Friday 18 November 2011

An algorithm for selecting research projects

I spend a lot of time thinking about my research projects.  I revise and tweak the ones I'm working on, but I especially spend time planning my possible future projects, working out which ones I should most prioritise.

This is important.  Choosing which projects to work on will fundamentally affect your research career, and given that a project might last months or years, spending hours or days making good choices seems pretty sensible.

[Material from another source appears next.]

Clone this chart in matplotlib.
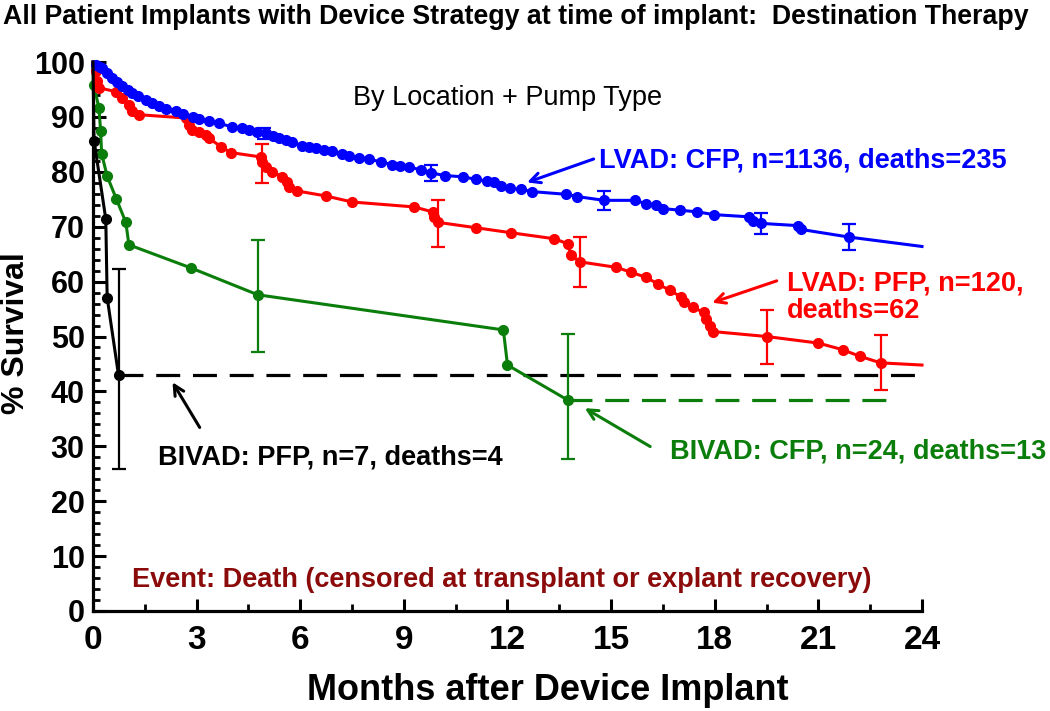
import numpy as np
import matplotlib
matplotlib.use('Agg')
import matplotlib.pyplot as plt
from matplotlib.ticker import MultipleLocator

plt.rcParams['font.family'] = ['Liberation Sans', 'DejaVu Sans']
plt.rcParams['font.weight'] = 'bold'

# LVAD: CFP (laatste punt = lijn loopt door tot 24 mnd, zonder marker)
blue_x = [0, 0.1, 0.2, 0.27, 0.4, 0.55, 0.7, 0.84, 1.0, 1.13, 1.3, 1.53, 1.7, 1.91,
          2.1, 2.4, 2.6, 2.9, 3.07, 3.36, 3.65, 4.03, 4.3, 4.52, 4.75, 5.0, 5.2,
          5.39, 5.6, 5.77, 6.06, 6.25, 6.45, 6.7, 6.93, 7.2, 7.42, 7.7, 8.0, 8.33,
          8.67, 8.9, 9.16, 9.5, 9.79, 10.2, 10.7, 11.1, 11.4, 11.6, 11.8, 12.06,
          12.4, 12.7, 13.7, 14.0, 14.8, 15.7, 16.0, 16.3, 16.5, 17.0, 17.5, 17.97,
          19.0, 19.1, 19.35, 20.4, 20.5, 21.9, 24.0]
blue_y = [100, 99.5, 99.1, 98.9, 98.0, 97.1, 96.3, 95.6, 94.9, 94.3, 93.8, 93.1, 92.6,
          91.9, 91.5, 91.0, 90.6, 90.0, 89.7, 89.2, 88.8, 88.2, 87.9, 87.6, 87.3, 87.0,
          86.5, 86.1, 85.8, 85.5, 84.7, 84.5, 84.3, 84.0, 83.7, 83.3, 82.9, 82.6, 82.3,
          81.8, 81.3, 81.1, 80.9, 80.3, 79.8, 79.3, 79.1, 78.6, 78.3, 78.1, 77.4, 77.0,
          76.8, 76.4, 75.9, 75.5, 74.8, 74.8, 74.2, 73.9, 73.3, 73.0, 72.7, 72.2, 71.8,
          71.1, 70.6, 70.2, 69.5, 68.1, 66.4]

# LVAD: PFP
red_x = [0, 0.08, 0.12, 0.17, 0.66, 0.84, 1.04, 1.13, 1.33, 2.68, 2.78, 2.88, 3.07,
         3.26, 3.36, 3.7, 3.99, 4.86, 4.9, 5.0, 5.19, 5.48, 5.62, 5.68, 5.92, 6.74, 7.5,
         9.3, 9.83, 9.88, 9.98, 11.1, 12.1, 13.36, 13.74, 13.85, 14.09, 15.15, 15.58,
         16.0, 16.35, 16.7, 17.03, 17.1, 17.37, 17.68, 17.76, 17.85, 17.95, 19.5, 21.0,
         21.7, 22.2, 22.8, 24.0]
red_y = [100, 98.3, 96.5, 95.3, 94.6, 93.4, 92.2, 91.0, 90.4, 89.8, 88.5, 87.6, 87.3,
         86.7, 86.1, 84.6, 83.5, 82.7, 81.8, 80.9, 80.0, 79.1, 78.2, 77.3, 76.5, 75.6,
         74.5, 73.6, 72.7, 71.8, 70.8, 69.8, 68.9, 67.8, 66.9, 64.8, 63.6, 62.6, 61.7,
         60.8, 59.6, 58.4, 57.2, 56.3, 55.3, 54.4, 53.2, 52.0, 50.9, 50.0, 48.8, 47.6,
         46.4, 45.2, 44.8]

# BIVAD: CFP
green_x = [0, 0.02, 0.17, 0.22, 0.25, 0.41, 0.68, 0.95, 1.04, 2.83, 4.77, 11.88, 12.0, 13.75]
green_y = [100, 95.8, 91.7, 87.5, 83.3, 79.2, 75.0, 70.8, 66.7, 62.5, 57.6, 51.2, 44.8, 38.4]
green_tail_end = 23.0

# BIVAD: PFP
black_x = [0, 0.03, 0.37, 0.41, 0.74]
black_y = [100, 85.7, 71.4, 57.1, 42.9]
black_tail_end = 24.0

# betrouwbaarheidsintervallen
blue_err_x = [4.96, 9.79, 14.8, 19.35, 21.9]
blue_err_y = [87.0, 79.8, 74.8, 70.6, 68.1]
blue_err_lo = [86.0, 78.4, 73.1, 68.7, 65.7]
blue_err_hi = [88.0, 81.2, 76.5, 72.5, 70.5]

red_err_x = [4.9, 9.98, 14.09, 19.5, 22.8]
red_err_y = [81.8, 70.8, 63.6, 50.0, 45.2]
red_err_lo = [77.9, 66.3, 59.0, 45.0, 40.2]
red_err_hi = [85.0, 74.8, 68.1, 54.9, 50.3]

green_err_x = [4.77, 13.75]
green_err_y = [57.6, 38.4]
green_err_lo = [47.2, 27.6]
green_err_hi = [67.5, 50.5]

black_err_x = [0.74]
black_err_y = [42.9]
black_err_lo = [25.8]
black_err_hi = [62.3]

GREEN = '#0a7d0a'
DARKRED = '#8b0a0a'

fig = plt.figure(figsize=(10.5, 7.11), dpi=100)
ax = fig.add_axes([93 / 1050, 1 - 611 / 711, (922 - 93) / 1050, (611 - 62) / 711])


def curve(x, y, color, z, last_marker=True):
    ax.plot(x, y, color=color, lw=2.2, zorder=z, clip_on=False)
    mx = x if last_marker else x[:-1]
    my = y if last_marker else y[:-1]
    ax.plot(mx[1:], my[1:], 'o', color=color, ms=7, zorder=z, clip_on=False)


def errbars(x, y, lo, hi, color, z):
    y = np.array(y)
    yerr = [y - np.array(lo), np.array(hi) - y]
    ax.errorbar(x, y, yerr=yerr, fmt='none', ecolor=color, elinewidth=1.6,
                capsize=5, capthick=1.6, zorder=z)


curve(green_x, green_y, GREEN, 3)
ax.plot([green_x[-1], green_tail_end], [green_y[-1], green_y[-1]], color=GREEN,
        lw=2.3, dashes=(7.5, 4), zorder=3)
errbars(green_err_x, green_err_y, green_err_lo, green_err_hi, GREEN, 3)

curve(red_x, red_y, 'red', 4, last_marker=False)
errbars(red_err_x, red_err_y, red_err_lo, red_err_hi, 'red', 4)

curve(blue_x, blue_y, 'blue', 5, last_marker=False)
errbars(blue_err_x, blue_err_y, blue_err_lo, blue_err_hi, 'blue', 5)

curve(black_x, black_y, 'black', 6)
ax.plot([black_x[-1], black_tail_end], [black_y[-1], black_y[-1]], color='black',
        lw=2.3, dashes=(7.5, 4), zorder=2, clip_on=False)
errbars(black_err_x, black_err_y, black_err_lo, black_err_hi, 'black', 6)

# assen
ax.set_xlim(0, 24)
ax.set_ylim(0, 100)
ax.spines['top'].set_visible(False)
ax.spines['right'].set_visible(False)
ax.spines['left'].set_linewidth(2.3)
ax.spines['bottom'].set_linewidth(2.3)
ax.xaxis.set_major_locator(MultipleLocator(3))
ax.xaxis.set_minor_locator(MultipleLocator(1.5))
ax.yaxis.set_major_locator(MultipleLocator(10))
ax.yaxis.set_minor_locator(MultipleLocator(2))
ax.tick_params(which='major', direction='in', length=9, width=2.2)
ax.tick_params(which='minor', direction='in', length=5, width=2.0)
ax.tick_params(axis='x', labelsize=24, pad=10)
ax.tick_params(axis='y', labelsize=22, pad=6)
for lbl in ax.get_xticklabels() + ax.get_yticklabels():
    lbl.set_fontweight('bold')

# teksten
fig.text(516 / 1050, 1 - 17 / 711, 'All Patient Implants with Device Strategy at time of implant:  Destination Therapy',
         ha='center', va='center', fontsize=19.3, fontweight='bold')
fig.text(548 / 1050, 1 - 690 / 711, 'Months after Device Implant', ha='center', va='center',
         fontsize=26, fontweight='bold')
fig.text(16 / 1050, 1 - 333 / 711, '% Survival', ha='center', va='center', rotation=90,
         fontsize=23, fontweight='bold')

ax.text(11.99, 93.4, 'By Location + Pump Type', ha='center', va='center',
        fontsize=19.5, fontweight='normal')
ax.text(14.66, 82.1, 'LVAD: CFP, n=1136, deaths=235', color='blue', fontsize=19.5,
        fontweight='bold', va='center', ha='left', clip_on=False)
ax.text(20.08, 59.7, 'LVAD: PFP, n=120,', color='red', fontsize=19.5,
        fontweight='bold', va='center', ha='left', clip_on=False)
ax.text(20.08, 54.6, 'deaths=62', color='red', fontsize=19.5,
        fontweight='bold', va='center', ha='left', clip_on=False)
ax.text(16.69, 29.0, 'BIVAD: CFP, n=24, deaths=13', color=GREEN, fontsize=19.5,
        fontweight='bold', va='center', ha='left', clip_on=False)
ax.text(1.87, 27.9, 'BIVAD: PFP, n=7, deaths=4', color='black', fontsize=19.5,
        fontweight='bold', va='center', ha='left')
ax.text(1.14, 5.6, 'Event: Death (censored at transplant or explant recovery)',
        color=DARKRED, fontsize=19.5, fontweight='bold', va='center', ha='left')

# pijlen
arrow = dict(arrowstyle='->', lw=2.2, mutation_scale=18)
ax.annotate('', xy=(12.49, 77.9), xytext=(14.57, 82.5), arrowprops=dict(arrow, color='blue'))
ax.annotate('', xy=(17.85, 56.0), xytext=(19.87, 60.3), arrowprops=dict(arrow, color='red'))
ax.annotate('', xy=(14.17, 37.2), xytext=(16.2, 29.7), arrowprops=dict(arrow, color=GREEN))
ax.annotate('', xy=(2.26, 42.1), xytext=(3.13, 33.0), arrowprops=dict(arrow, color='black'))

plt.savefig('out.png', dpi=100)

I once read a suggested approach that I've come to realise has a lot of merit.  Annoyingly, I can't track down the original reference (I think it may have been by Daniel Lemire or Study Hacks; even if not, you should go and read those blogs as they're very good).  But the idea is this:

Identify your two best/most valuable pieces of research.
Your new project should better at least one of these.

That's it.

It's a really simple approach choosing new projects, and it's kind of obvious that this should lead to good projects (provided your assessment of value is reasonable).  But there's actually an interesting alternative way of describing it.

It's a hill-climbing algorithm for optimising the scientific value of your new projects over time.

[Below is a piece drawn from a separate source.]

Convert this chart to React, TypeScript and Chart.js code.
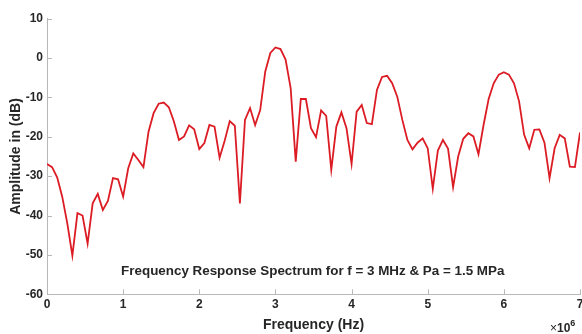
import React, { useEffect, useRef } from 'react';
import { Chart, registerables } from 'chart.js';

Chart.register(...registerables);

// Sampling grid of the spectrum (MHz between samples)
const FREQ_STEP_MHZ = 1 / 15;

// Amplitude in dB, one value per frequency sample
const amplitudeDb = [
  -26.9, -27.7, -30.3, -35.2, -42.0, -50.2, -39.4, -40.0, -47.1, -36.9,
  -34.5, -38.6, -36.3, -30.5, -30.8, -35.2, -28.0, -24.2, -25.9, -27.7,
  -18.7, -14.0, -11.6, -11.3, -12.5, -16.1, -20.8, -19.9, -17.1, -18.1,
  -23.1, -21.6, -17.0, -17.4, -25.3, -21.0, -16.0, -17.2, -36.9, -15.7,
  -12.7, -17.0, -13.2, -3.4, 1.3, 2.7, 2.3, -0.4, -7.6, -26.3,
  -10.4, -10.4, -17.8, -20.1, -13.3, -14.7, -28.4, -17.4, -13.8, -17.8,
  -26.9, -13.6, -11.9, -16.5, -16.8, -8.1, -4.8, -4.5, -6.4, -9.8,
  -15.7, -20.8, -23.2, -21.5, -20.4, -22.9, -33.2, -23.5, -20.8, -23.0,
  -32.8, -25.0, -20.5, -19.1, -19.9, -24.4, -17.0, -10.4, -6.4, -4.2,
  -3.6, -4.2, -6.4, -11.0, -19.5, -22.9, -18.2, -18.1, -21.5, -30.5,
  -22.9, -19.5, -20.4, -27.6, -27.7, -18.9,
];

const xTickValues = [0, 1, 2, 3, 4, 5, 6, 7];
const yTickValues = [10, 0, -10, -20, -30, -40, -50, -60];

const ANNOTATION = 'Frequency Response Spectrum for f = 3 MHz & Pa = 1.5 MPa';
const ANNOT_X_MHZ = 3.49;
const ANNOT_Y_DB = -54.1;

const FONT = '"Liberation Sans", Arial, Helvetica, sans-serif';
const TEXT = '#262626';
const AXIS = '#b8b8b8';
const LINE = '#dc1c24';

const decorPlugin = {
  id: 'decor',
  afterDraw(chart: any) {
    const { ctx, chartArea, scales } = chart;
    const xs = scales.x;
    const ys = scales.y;
    ctx.save();
    ctx.strokeStyle = AXIS;
    ctx.lineWidth = 1;
    ctx.beginPath();
    for (const v of xTickValues) {
      const px = Math.round(xs.getPixelForValue(v)) + 0.5;
      ctx.moveTo(px, chartArea.bottom);
      ctx.lineTo(px, chartArea.bottom - 5);
    }
    for (const v of yTickValues) {
      const py = Math.round(ys.getPixelForValue(v)) + 0.5;
      ctx.moveTo(chartArea.left, py);
      ctx.lineTo(chartArea.left + 5, py);
    }
    ctx.stroke();

    // annotation text inside the plot
    ctx.fillStyle = TEXT;
    ctx.font = `bold 13.4px ${FONT}`;
    ctx.textAlign = 'center';
    ctx.textBaseline = 'middle';
    ctx.fillText(ANNOTATION, xs.getPixelForValue(ANNOT_X_MHZ), ys.getPixelForValue(ANNOT_Y_DB));

    // exponent label x10^6
    ctx.textAlign = 'left';
    ctx.textBaseline = 'alphabetic';
    let x = chart.width - 32;
    const base = 332;
    ctx.font = `12px ${FONT}`;
    ctx.fillText('×', x, base);
    x += ctx.measureText('×').width;
    ctx.font = `bold 12px ${FONT}`;
    ctx.fillText('10', x, base);
    x += ctx.measureText('10').width;
    ctx.font = `bold 9px ${FONT}`;
    ctx.fillText('6', x, base - 6);
    ctx.restore();
  },
};

export default function App() {
  const ref = useRef<HTMLCanvasElement | null>(null);

  useEffect(() => {
    if (!ref.current) return;
    const points = amplitudeDb.map((y, i) => ({ x: i * FREQ_STEP_MHZ, y }));
    const chart = new Chart(ref.current, {
      type: 'line',
      data: {
        datasets: [
          {
            data: points,
            borderColor: LINE,
            borderWidth: 1.8,
            pointRadius: 0,
            tension: 0,
            fill: false,
          },
        ],
      },
      options: {
        animation: false,
        responsive: false,
        devicePixelRatio: 1,
        layout: { padding: { top: 18.7, right: 2, left: 0, bottom: 0 } },
        plugins: {
          legend: { display: false },
          tooltip: { enabled: false },
        },
        scales: {
          x: {
            type: 'linear',
            min: 0,
            max: 7,
            afterFit: (s: any) => {
              s.height = 39.7;
              s.paddingLeft = 0;
              s.paddingRight = 0;
            },
            afterBuildTicks: (s: any) => {
              s.ticks = xTickValues.map((v) => ({ value: v }));
            },
            grid: { display: false, drawTicks: false },
            border: { display: true, color: AXIS, width: 1 },
            ticks: {
              color: TEXT,
              font: { family: FONT, size: 12, weight: 'bold' },
              padding: 3,
              maxRotation: 0,
              autoSkip: false,
            },
            title: {
              display: true,
              text: 'Frequency (Hz)',
              color: TEXT,
              font: { family: FONT, size: 14, weight: 'bold', lineHeight: 1.2 },
              padding: { top: 0, bottom: 0 },
            },
          },
          y: {
            type: 'linear',
            min: -60,
            max: 10,
            afterFit: (s: any) => {
              s.width = 47;
              s.paddingTop = 0;
              s.paddingBottom = 0;
            },
            afterBuildTicks: (s: any) => {
              s.ticks = yTickValues.map((v) => ({ value: v }));
            },
            grid: { display: false, drawTicks: false },
            border: { display: true, color: AXIS, width: 1 },
            ticks: {
              color: TEXT,
              font: { family: FONT, size: 12, weight: 'bold' },
              padding: 4,
              autoSkip: false,
            },
            title: {
              display: true,
              text: 'Amplitude in (dB)',
              color: TEXT,
              font: { family: FONT, size: 14, weight: 'bold', lineHeight: 1.2 },
              padding: { top: 7.6, bottom: 0 },
            },
          },
        },
      },
      plugins: [decorPlugin],
    });
    return () => chart.destroy();
  }, []);

  return (
    <div style={{ position: 'fixed', left: 0, top: 0, width: 582, height: 334, background: '#fff' }}>
      <canvas ref={ref} width={582} height={334} />
    </div>
  );
}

Think about it.  We can imagine that there is some abstract quantity, "value", associated with each of the research projects that we work on.  Different people may disagree on the precise value of any given project (and even the definition), but overall we would like to be working on progressively more valuable projects.  By using the above algorithm as a criterion for deciding which projects to work on, we are aiming to always increase the value of our two best pieces of research (by progressively replacing each one with something better).

Why not the best one or three projects?  Well of course, it should still work if you change the number.  Two is probably a good number, as having a couple of headline grabbing projects is useful for writing grants, giving talks and the like.

It occurs to me that it would be very easy to always use the same scale for assessing how good/bad a potential project will be.  But by using the Top-Two algorithm, you're always pushing to do more and more valuable work.  And this seems like a thoroughly good idea to me.